The Venetian/Palazzo/Expo has 7,000 rooms, 225,000 square feet of gaming space, and 2.3 million of meeting space. It’s also the site of the MSG Sphere under construction, which will open in 2023 with 17,500 seats as an entertainment venue.

“If there’s any asset that is an infrastructure asset, It’s the Venetian,” Sambur said. “It’s the fifth largest convention center in the U.S. It’s a special asset in its ability to service group meetings, large conventions, and gaming customers.”

Apollo is putting together a master plan for the property, looking for growth opportunities.

Sambur said it has significant revenue opportunities that require some capital. That includes entertainment and food and beverage offerings. There’s even the potential of online gaming, loyalty networks, and a hub-and-spoke model for the property as well.

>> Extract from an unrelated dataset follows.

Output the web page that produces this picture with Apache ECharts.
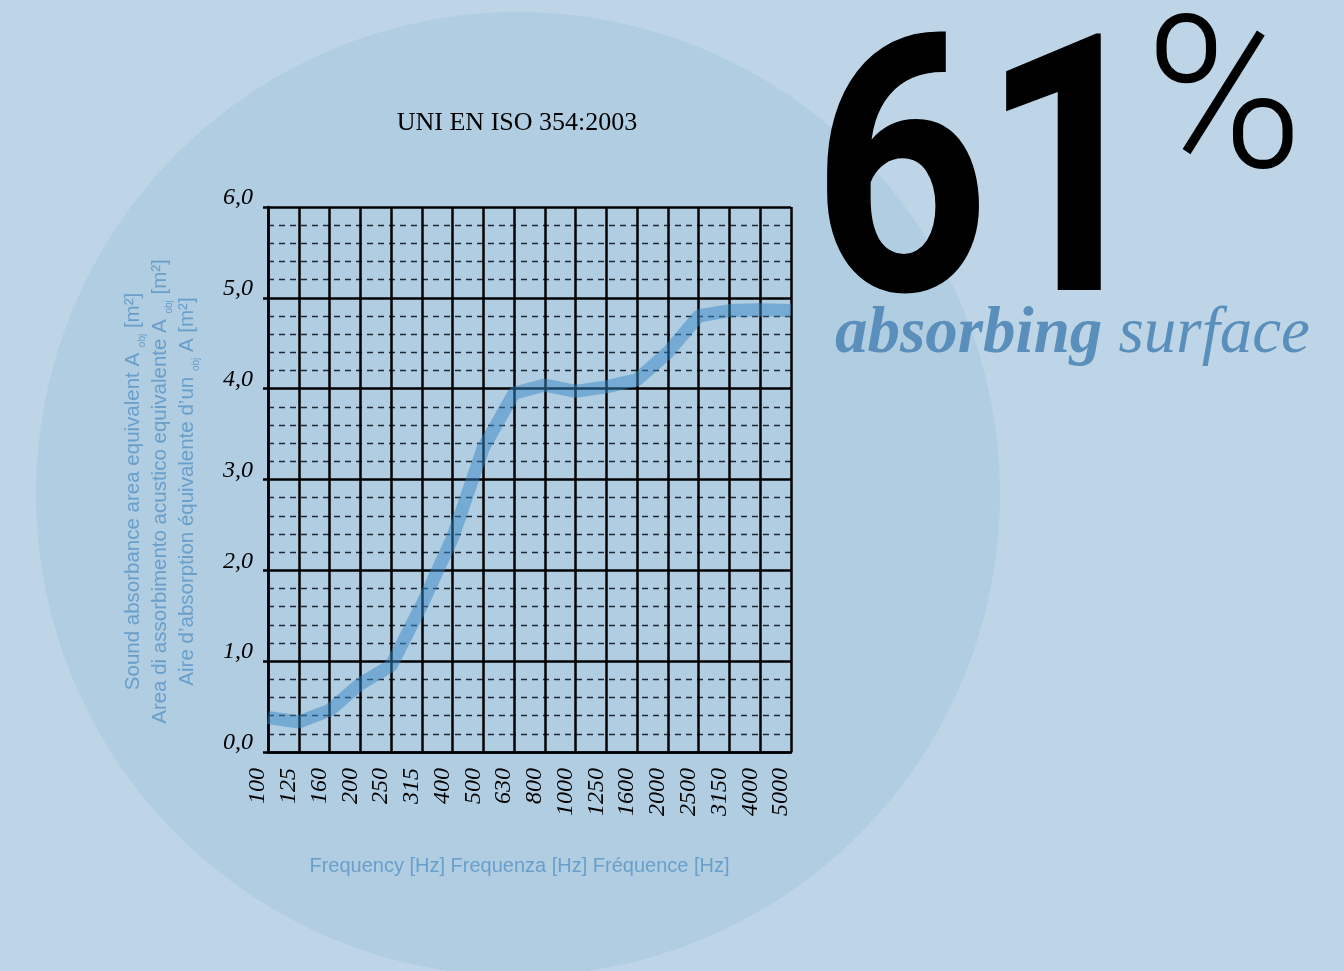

With the economy recovering, Sambur is optimistic that business travel will pick up over time. He’s hopeful there could even be a long-term increase in business meetings, because so many employees are working remotely and need to get together for sales and organizational meetings.

The one issue that arose during the hearing concerned Leon Black, a founder of Apollo and former CEO and chairman who stepped down in March 2021. Black has been under the spotlight for his one-time business relationship with Jeffrey Epstein, the convicted sex offender who committed suicide in prison. Black’s former love interest accused him of sexual harassment and abuse; Black claimed that he was being extorted.

Board members were concerned that Black would have a role with Apollo with his 11.9% investment interest. Apollo executives maintained he would have no involvement.

Even though he recommended approval, Board member Philip Katsaros said having that level of investment raises eyebrows and they will be watching.

“We will keep a close eye on that,” Katsaros said. “I’m still not 100 percent comfortable in that regard.”

Board Chairman Brin Gibson, however, said he’s comfortable with the responses he’s received.